Here is what to expect over the next five years under NRM

Author: Musaazi Namiti. PHOTO/COURTESY

What you need to know:

  • We can now wait for a return of a depressingly familiar routine. NUP leader Robert Kyagulanyi, aka Bobi Wine, and Dr Kizza Besigye will continue to be persecuted and harassed if they go out to talk to Ugandans.

A new Cabinet was unveiled on Wednesday, weeks after the President’s inauguration. MPs were sworn in a couple of weeks ago. The President delivered the State-of-the-Nation address and managed, as he has previously done, to blame anyone but himself for what is going wrong in the country.

We can now wait for a return of a depressingly familiar routine. NUP leader Robert Kyagulanyi, aka Bobi Wine, and Dr Kizza Besigye will continue to be persecuted and harassed if they go out to talk to Ugandans. The police and other security agencies will swing into action almost immediately. 

There may be, sadly, another high-profile assassination or a couple of high-profile assassinations next year or the year after next. If this happens, the police will arrive at the scene of crime disgracefully late, as they have done before. Someone or some individuals will be blamed for not finding the killers. 

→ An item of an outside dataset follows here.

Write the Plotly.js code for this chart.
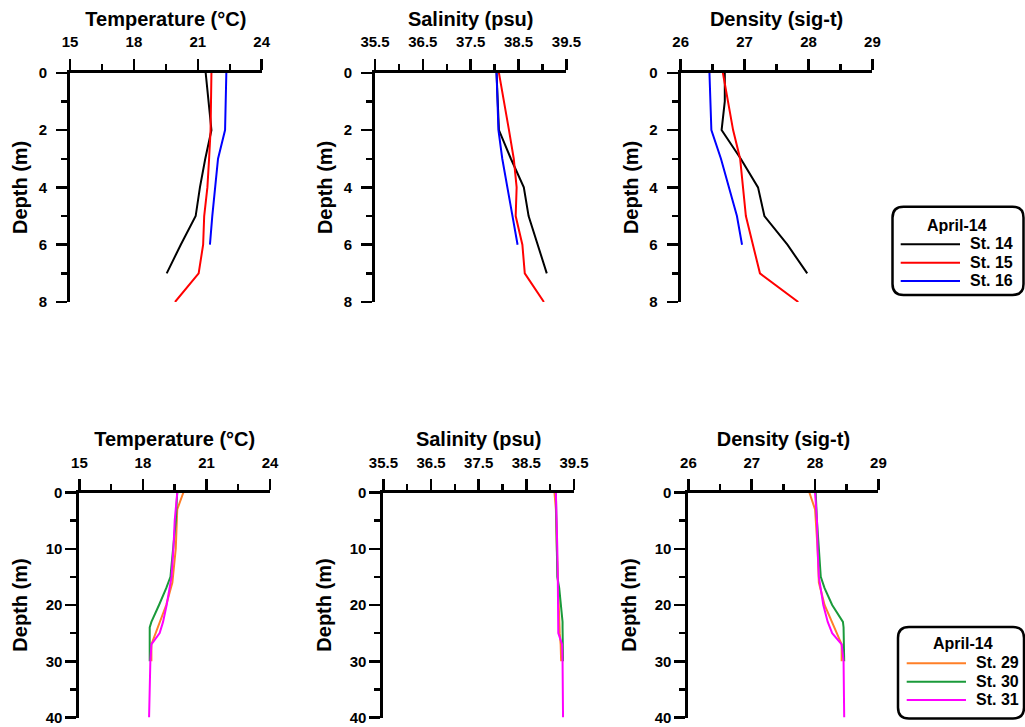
<!DOCTYPE html>
<html>
<head>
<meta charset="utf-8">
<script src="https://cdn.plot.ly/plotly-3.0.1.min.js"></script>
<style>html,body{margin:0;padding:0;background:#fff;}#chart{width:1025px;height:727px;}</style>
</head>
<body>
<div id="chart"></div>
<script>
// ---------- data ----------
const legendTitle = "April-14";
const topStations = ["St. 14", "St. 15", "St. 16"];
const bottomStations = ["St. 29", "St. 30", "St. 31"];

const depth14 = [0, 1, 2, 3, 4, 5, 6, 7];
const temp14 = [21.37, 21.5, 21.64, 21.35, 21.1, 20.9, 20.2, 19.54];
const sal14 = [38.04, 38.06, 38.09, 38.34, 38.61, 38.71, 38.9, 39.09];
const dens14 = [26.69, 26.69, 26.64, 26.94, 27.21, 27.31, 27.67, 27.98];

const depth15 = [0, 1, 2, 3, 4, 5, 6, 7, 8];
const temp15 = [21.64, 21.62, 21.6, 21.53, 21.45, 21.3, 21.25, 21.04, 19.93];
const sal15 = [38.09, 38.2, 38.3, 38.4, 38.46, 38.44, 38.58, 38.63, 39.03];
const dens15 = [26.66, 26.74, 26.82, 26.93, 26.98, 27.02, 27.13, 27.24, 27.84];

const depth16 = [0, 1, 2, 3, 4, 5, 6];
const temp16 = [22.34, 22.31, 22.28, 21.95, 21.8, 21.68, 21.57];
const sal16 = [38.04, 38.06, 38.08, 38.16, 38.27, 38.38, 38.48];
const dens16 = [26.45, 26.46, 26.48, 26.63, 26.76, 26.88, 26.96];

const depth29 = [0, 3, 10, 16, 20, 25, 27, 30];
const temp29 = [19.91, 19.62, 19.55, 19.39, 19.1, 18.6, 18.4, 18.4];
const sal29 = [39.09, 39.12, 39.14, 39.16, 39.18, 39.2, 39.22, 39.23];
const dens29 = [27.91, 28.0, 28.04, 28.06, 28.15, 28.34, 28.42, 28.42];

const depth30 = [0, 5, 15, 17, 20, 23, 24, 30];
const temp30 = [19.62, 19.55, 19.3, 19.1, 18.76, 18.4, 18.32, 18.32];
const sal30 = [39.12, 39.13, 39.15, 39.19, 39.23, 39.26, 39.26, 39.27];
const dens30 = [28.01, 28.03, 28.09, 28.15, 28.27, 28.44, 28.45, 28.46];

const depth31 = [0, 5, 10, 15, 20, 23, 25, 27, 30, 40];
const temp31 = [19.62, 19.5, 19.44, 19.35, 19.12, 18.95, 18.79, 18.4, 18.35, 18.29];
const sal31 = [39.12, 39.14, 39.15, 39.16, 39.17, 39.18, 39.17, 39.25, 39.26, 39.27];
const dens31 = [28.0, 28.03, 28.04, 28.06, 28.13, 28.2, 28.27, 28.42, 28.45, 28.46];

const xTitles = ["Temperature (°C)", "Salinity (psu)", "Density (sig-t)"];
const yTitle = "Depth (m)";

// ---------- styling ----------
const W = 1025, H = 727;
const FONT = "Liberation Sans, Arial, sans-serif";
const px = x => x / W;
const py = y => 1 - y / H;

const topColors = ["#000000", "#ff0000", "#0000ff"];
const botColors = ["#ff7f27", "#1a9a3a", "#ff00ff"];

const traces = [];
function addStation(name, color, depth, series, axesIdx) {
  series.forEach((vals, i) => {
    const n = axesIdx[i];
    traces.push({
      type: "scatter", mode: "lines", name: name,
      x: vals, y: depth,
      xaxis: "x" + (n === 1 ? "" : n), yaxis: "y" + (n === 1 ? "" : n),
      line: {color: color, width: 2},
      showlegend: false, hoverinfo: "x+y"
    });
  });
}
addStation(topStations[0], topColors[0], depth14, [temp14, sal14, dens14], [1, 2, 3]);
addStation(topStations[1], topColors[1], depth15, [temp15, sal15, dens15], [1, 2, 3]);
addStation(topStations[2], topColors[2], depth16, [temp16, sal16, dens16], [1, 2, 3]);
addStation(bottomStations[0], botColors[0], depth29, [temp29, sal29, dens29], [4, 5, 6]);
addStation(bottomStations[1], botColors[1], depth30, [temp30, sal30, dens30], [4, 5, 6]);
addStation(bottomStations[2], botColors[2], depth31, [temp31, sal31, dens31], [4, 5, 6]);

function xAxis(dom, range, tick0, dtick, title, anchor, lblOff, titleOff) {
  return {
    domain: [px(dom[0]), px(dom[1])], range: range, side: "top", anchor: anchor,
    tick0: tick0, dtick: dtick, ticks: "outside", ticklen: 11, tickwidth: 2.5, tickcolor: "#000",
    minor: {tick0: tick0, dtick: dtick / 2, ticks: "outside", ticklen: 6, tickwidth: 2.5, tickcolor: "#000", showgrid: false},
    showline: true, linewidth: 3, linecolor: "#000", showgrid: false, zeroline: false,
    tickfont: {family: FONT, size: 15, color: "#000", weight: "bold"},
    ticklabelstandoff: lblOff, ticklabeloverflow: "allow",
    title: {text: title, font: {family: FONT, size: 20, color: "#000", weight: "bold"}, standoff: titleOff},
    fixedrange: true
  };
}
function yAxis(dom, range, dtick, anchor, lblOff, titleOff) {
  return {
    domain: [py(dom[1]), py(dom[0])], range: range, anchor: anchor,
    tick0: 0, dtick: dtick, ticks: "outside", ticklen: 11, tickwidth: 2.5, tickcolor: "#000",
    minor: {tick0: 0, dtick: dtick / 2, ticks: "outside", ticklen: 6, tickwidth: 2.5, tickcolor: "#000", showgrid: false},
    showline: true, linewidth: 3, linecolor: "#000", showgrid: false, zeroline: false,
    tickfont: {family: FONT, size: 15, color: "#000", weight: "bold"},
    ticklabelstandoff: lblOff, ticklabeloverflow: "allow",
    title: {text: yTitle, font: {family: FONT, size: 20, color: "#000", weight: "bold"}, standoff: titleOff},
    fixedrange: true
  };
}

const topY = [72.8, 302];
const botY = [492.5, 717.5];

function roundedBox(x0, y0, x1, y1, r) {
  const X = v => px(v), Y = v => py(v);
  return {
    type: "path", xref: "paper", yref: "paper",
    path: `M ${X(x0 + r)} ${Y(y0)} L ${X(x1 - r)} ${Y(y0)} Q ${X(x1)} ${Y(y0)} ${X(x1)} ${Y(y0 + r)} ` +
          `L ${X(x1)} ${Y(y1 - r)} Q ${X(x1)} ${Y(y1)} ${X(x1 - r)} ${Y(y1)} ` +
          `L ${X(x0 + r)} ${Y(y1)} Q ${X(x0)} ${Y(y1)} ${X(x0)} ${Y(y1 - r)} ` +
          `L ${X(x0)} ${Y(y0 + r)} Q ${X(x0)} ${Y(y0)} ${X(x0 + r)} ${Y(y0)} Z`,
    line: {color: "#000", width: 2.5}, fillcolor: "rgba(0,0,0,0)"
  };
}

const shapes = [roundedBox(892.5, 206.7, 1023.5, 295, 11), roundedBox(898, 627, 1024, 718.5, 11)];
const annotations = [];
function addLegend(names, colors, titleX, titleY, lineX0, lineX1, textX, rowY) {
  annotations.push({xref: "paper", yref: "paper", x: px(titleX), y: py(titleY), xanchor: "center", yanchor: "middle",
    text: legendTitle, showarrow: false, font: {family: FONT, size: 16, color: "#000", weight: "bold"}});
  names.forEach((nm, i) => {
    const yy = rowY[i];
    shapes.push({type: "line", xref: "paper", yref: "paper", x0: px(lineX0), x1: px(lineX1), y0: py(yy), y1: py(yy),
      line: {color: colors[i], width: 2}});
    annotations.push({xref: "paper", yref: "paper", x: px(textX), y: py(yy - 0.5), xanchor: "left", yanchor: "middle",
      text: nm, showarrow: false, font: {family: FONT, size: 16, color: "#000", weight: "bold"}});
  });
}
addLegend(topStations, topColors, 957, 225, 900.7, 960, 968, [244.3, 262.7, 281]);
addLegend(bottomStations, botColors, 963, 643, 906.7, 966, 974, [663.3, 681.7, 700]);

const layout = {
  width: W, height: H,
  margin: {l: 0, r: 0, t: 0, b: 0},
  paper_bgcolor: "#fff", plot_bgcolor: "#fff",
  font: {family: FONT, color: "#000"},
  showlegend: false,
  xaxis: xAxis([70, 261.7], [15, 24], 15, 3, xTitles[0], "y", 6, 1),
  yaxis: yAxis(topY, [8, 0], 2, "x", 6, 6),
  xaxis2: xAxis([375, 566.4], [35.5, 39.5], 35.5, 1, xTitles[1], "y2", 6, 1),
  yaxis2: yAxis(topY, [8, 0], 2, "x2", 6, 6),
  xaxis3: xAxis([680.7, 872.4], [26, 29], 26, 1, xTitles[2], "y3", 6, 1),
  yaxis3: yAxis(topY, [8, 0], 2, "x3", 6, 6),
  xaxis4: xAxis([79.4, 270], [15, 24], 15, 3, xTitles[0], "y4", 5, 2),
  yaxis4: yAxis(botY, [40, 0], 10, "x4", 0, 13),
  xaxis5: xAxis([383.4, 574], [35.5, 39.5], 35.5, 1, xTitles[1], "y5", 5, 2),
  yaxis5: yAxis(botY, [40, 0], 10, "x5", 0, 13),
  xaxis6: xAxis([688.4, 878.4], [26, 29], 26, 1, xTitles[2], "y6", 5, 2),
  yaxis6: yAxis(botY, [40, 0], 10, "x6", 0, 13),
  shapes: shapes,
  annotations: annotations
};

Plotly.newPlot("chart", traces, layout, {staticPlot: true, displayModeBar: false});
</script>
</body>
</html>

There will be a hastily and sloppily written official statement on social media in response to the latest assassination or assassination attempt. Ugandans will share it avidly and make memes about it. Someone will see a surge in the number of their Twitter followers for putting together a hilariously funny meme about the statement.

The list is longer than your arm, but I want to turn my attention to the new Cabinet. It sprung some surprises. You can see that in the rounds the photo of the Prime Minister-designate is making on social media. She “fell into things” with a thunderous thud, so to speak. The Cabinet list shows President Museveni will be very much around as a presidential candidate in 2026.

The Cabinet has become an effective tool in keeping Ugandans guessing and anticipating. It has served the President really well in his quest for power. Ugandans who are able to read, watch TV and listen to radio find it hard to ignore any mention of a new Cabinet. In bars and cafes, it can be the perfect subject for animated conversation.

There are two reasons for this. First, for many Ugandans, serving in the government represents a great opportunity to lift themselves and their relatives out of poverty and become famous. 

A ministerial position enables you to lead an opulent lifestyle, which would otherwise be difficult or impossible if you worked independently or as a lowly civil servant in Mayuge District. 

Second, having power or being close to people with power matters a lot. It even makes people forget about the excesses committed by those in power, and they just revel in the fact that they have become powerful themselves.

Consider this: Mr Museveni is criticised sharply on social media for presiding over a nepotistic, corrupt and incompetent government. But once he names certain individuals Cabinet ministers, Ugandans start celebrating the fact that their districts now have important people. I saw people on social media listing names of the new ministers their districts have.

For all their criticism of Mr Museveni, few Ugandans can turn down an offer of a juicy ministerial position. If the President were able to create 40 million-plus Cabinet positions, enough for Uganda’s population, he would probably have no critics.

Incidentally, Ugandans without connections to Cabinet ministers stand to gain nothing, but they get excited about the new Cabinet anyway. Your new minister of Energy knows nothing about the incompetence of Umeme and will never fix power outages. Jim Muhwezi returned to Cabinet a fourth time, but he is remembered more for scandals where he previously served as a minister.